Luca Collodi – Città del Vaticano
“All’Ucraina non abbiamo dato assegni in bianco. Ci sono molte cose che l’Ucraina vorrebbe, ma che non abbiamo fatto”. Lo ha dichiarato il presidente americano, Joe Biden, convinto comunque che gli aiuti a Kiev, sia militari che umanitari, continueranno, anche se dovesse cambiare la maggioranza politica al Congresso americano. Il Pentagono, tuttavia, ritiene che in questo momento nessuno possa conseguire una vittoria schiacciante sul campo e che servono alternative alla guerra.
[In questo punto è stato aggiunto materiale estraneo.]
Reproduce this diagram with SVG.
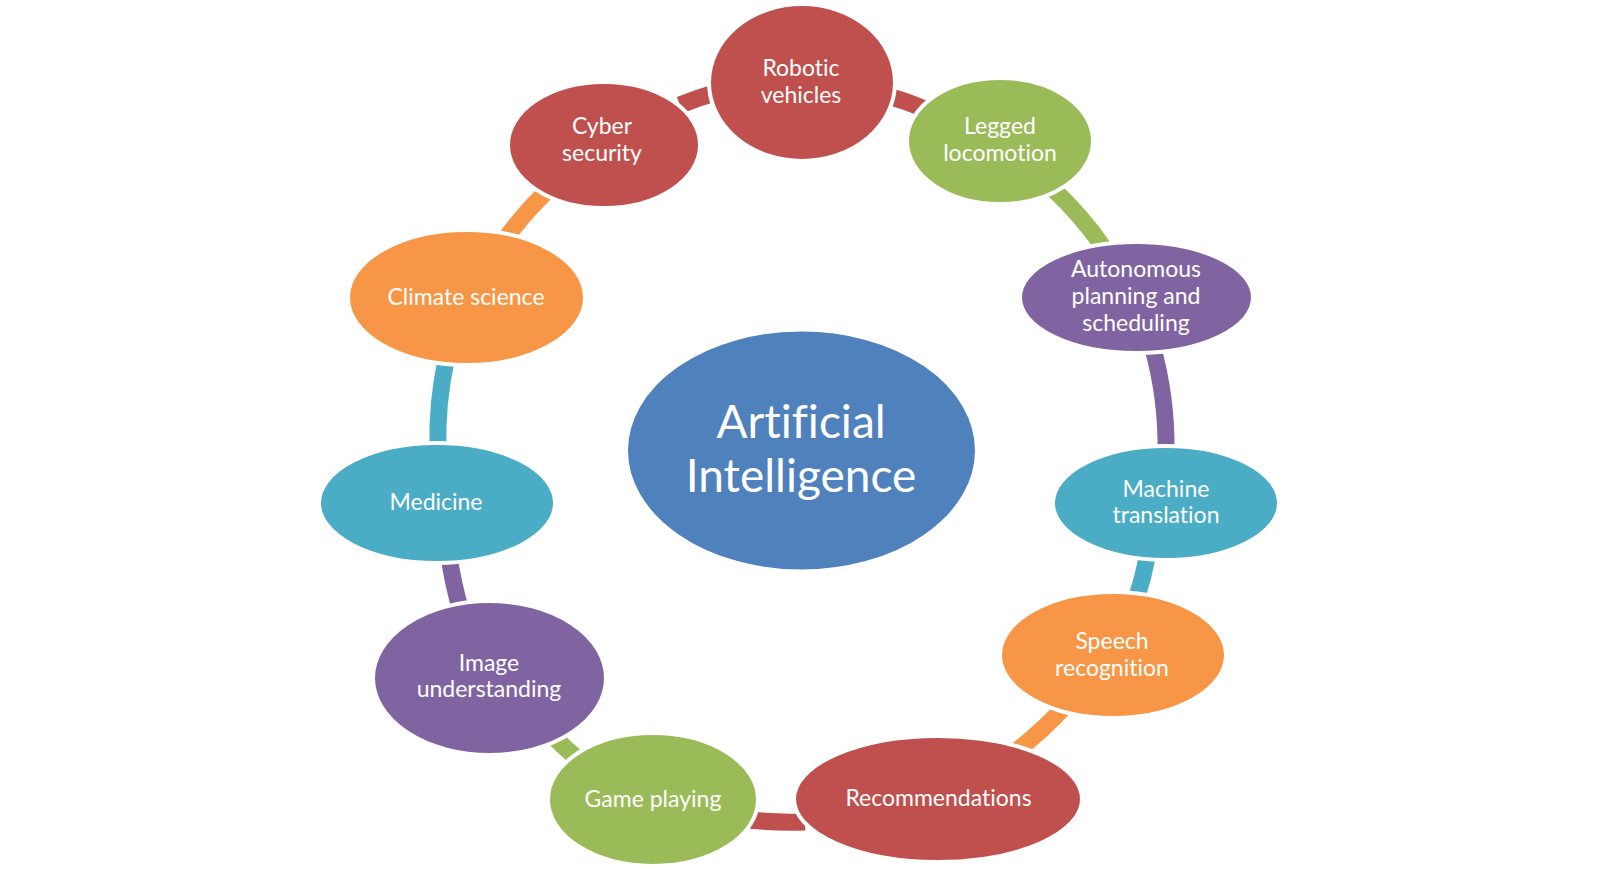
<svg xmlns="http://www.w3.org/2000/svg" width="1598" height="870" viewBox="0 0 1598 870">
<style>
  .n { stroke: #FFFFFF; stroke-width: 4; }
  .red { fill: #C0504D; } .green { fill: #9BBB59; } .purple { fill: #8064A2; }
  .teal { fill: #4BACC6; } .orange { fill: #F79646; } .blue { fill: #4F81BD; }
  .c { fill: none; stroke-width: 17; }
  .t { font-family: Lato, "Open Sans", sans-serif; font-size: 23px; fill: #FFFFFF; text-anchor: middle; font-variant-ligatures: none; }
  .big { font-size: 46px; }
</style>
<rect width="1598" height="870" fill="#FFFFFF"/>
<g id="connectors">
  <path class="c" stroke="#C0504D" d="M680,105 A370,370 0 0 1 718,92"/>
  <path class="c" stroke="#C0504D" d="M885,95 A370,370 0 0 1 930,111"/>
  <path class="c" stroke="#9BBB59" d="M1052,188 A370,370 0 0 1 1104,248"/>
  <path class="c" stroke="#8064A2" d="M1152,345 A370,370 0 0 1 1166,452"/>
  <path class="c" stroke="#4BACC6" d="M1148,553 A370,370 0 0 1 1136,600"/>
  <path class="c" stroke="#F79646" d="M1066,705 A370,370 0 0 1 1015,752"/>
  <path class="c" stroke="#C0504D" d="M805,822 A370,370 0 0 1 735,818"/>
  <path class="c" stroke="#9BBB59" d="M585,765 A370,370 0 0 1 550,733"/>
  <path class="c" stroke="#8064A2" d="M461,611 A370,370 0 0 1 449,556"/>
  <path class="c" stroke="#4BACC6" d="M438,450 A370,370 0 0 1 447,356"/>
  <path class="c" stroke="#F79646" d="M503,242 A370,370 0 0 1 548,190"/>
</g>
<g id="node-ai">
  <ellipse class="n blue" cx="801.5" cy="450.5" rx="175.5" ry="121"/>
  <text class="t big" x="801" y="438">Artificial</text>
  <text class="t big" x="801" y="492">Intelligence</text>
</g>
<g id="node-robotic">
  <ellipse class="n red" cx="802" cy="82.5" rx="93" ry="78.5"/>
  <text class="t" x="801" y="76">Robotic</text>
  <text class="t" x="801" y="103">vehicles</text>
</g>
<g id="node-cyber">
  <ellipse class="n red" cx="604" cy="145" rx="96" ry="63"/>
  <text class="t" x="602" y="134">Cyber</text>
  <text class="t" x="602" y="161">security</text>
</g>
<g id="node-legged">
  <ellipse class="n green" cx="1000" cy="141" rx="93" ry="63"/>
  <text class="t" x="1000" y="134">Legged</text>
  <text class="t" x="1000" y="161">locomotion</text>
</g>
<g id="node-autonomous">
  <ellipse class="n purple" cx="1136.5" cy="297.5" rx="116.5" ry="55.5"/>
  <text class="t" x="1136" y="277">Autonomous</text>
  <text class="t" x="1136" y="304">planning and</text>
  <text class="t" x="1136" y="331">scheduling</text>
</g>
<g id="node-machine">
  <ellipse class="n teal" cx="1166" cy="503" rx="113" ry="57"/>
  <text class="t" x="1166" y="497">Machine</text>
  <text class="t" x="1166" y="523">translation</text>
</g>
<g id="node-speech">
  <ellipse class="n orange" cx="1113" cy="655" rx="113" ry="63"/>
  <text class="t" x="1112" y="649">Speech</text>
  <text class="t" x="1112" y="676">recognition</text>
</g>
<g id="node-recommendations">
  <ellipse class="n red" cx="938" cy="799" rx="144" ry="63"/>
  <text class="t" x="938.5" y="806">Recommendations</text>
</g>
<g id="node-game">
  <ellipse class="n green" cx="653" cy="799.5" rx="105" ry="66.5"/>
  <text class="t" x="653" y="807">Game playing</text>
</g>
<g id="node-image">
  <ellipse class="n purple" cx="489.5" cy="678" rx="116.5" ry="77"/>
  <text class="t" x="489" y="671">Image</text>
  <text class="t" x="489" y="697">understanding</text>
</g>
<g id="node-medicine">
  <ellipse class="n teal" cx="437" cy="503" rx="118" ry="60"/>
  <text class="t" x="436" y="510">Medicine</text>
</g>
<g id="node-climate">
  <ellipse class="n orange" cx="466.5" cy="297.5" rx="118.5" ry="67.5"/>
  <text class="t" x="466" y="305">Climate science</text>
</g>
</svg>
Kherson, fulcro della contesa
“Kherson è nostra”, esulta il presidente ucraino Zelenski. L’esercito di Kiev è entrato nella città centro meridionale dopo il ritiro dei soldati russi. Festa e bandiere ucraine nelle strade, ma Mosca non demorde e ribadisce la sua sovranità, annunciando che il nuovo capoluogo della regione di Kherson è la città di Genichesk scelta in via temporanea. Per la Casa Bianca la riconquista ucraina di Kherson è una “straordinaria vittoria”. Il ministro degli Esteri russo però, Dmytro Kouleba, ricorda che “la guerra continua”.
Si riparla di negoziati
Il Cremlino, dopo aver ribadito che il ritiro “non è un’umiliazione”, apre ai negoziati che “avranno sicuramente luogo, ma i tempi del loro svolgimento dipendono dalla posizione dei partner dell’Ucraina”. Il ministero della Difesa di Mosca afferma che oltre 30 mila soldati e 5 mila mezzi militari e armamenti sono stati trasferiti sulla sponda sinistra del fiume Dnipro. La ritirata russa ha “implicazioni strategiche più ampie”, incluso l’alleviare la minaccia ad altre città dell’Ucraina meridionale come Odessa. Ad affermarlo è il consigliere per la sicurezza nazionale degli Stati Uniti, per il quale è la Russia che deve decidere se andare al tavolo per definire un percorso di pace.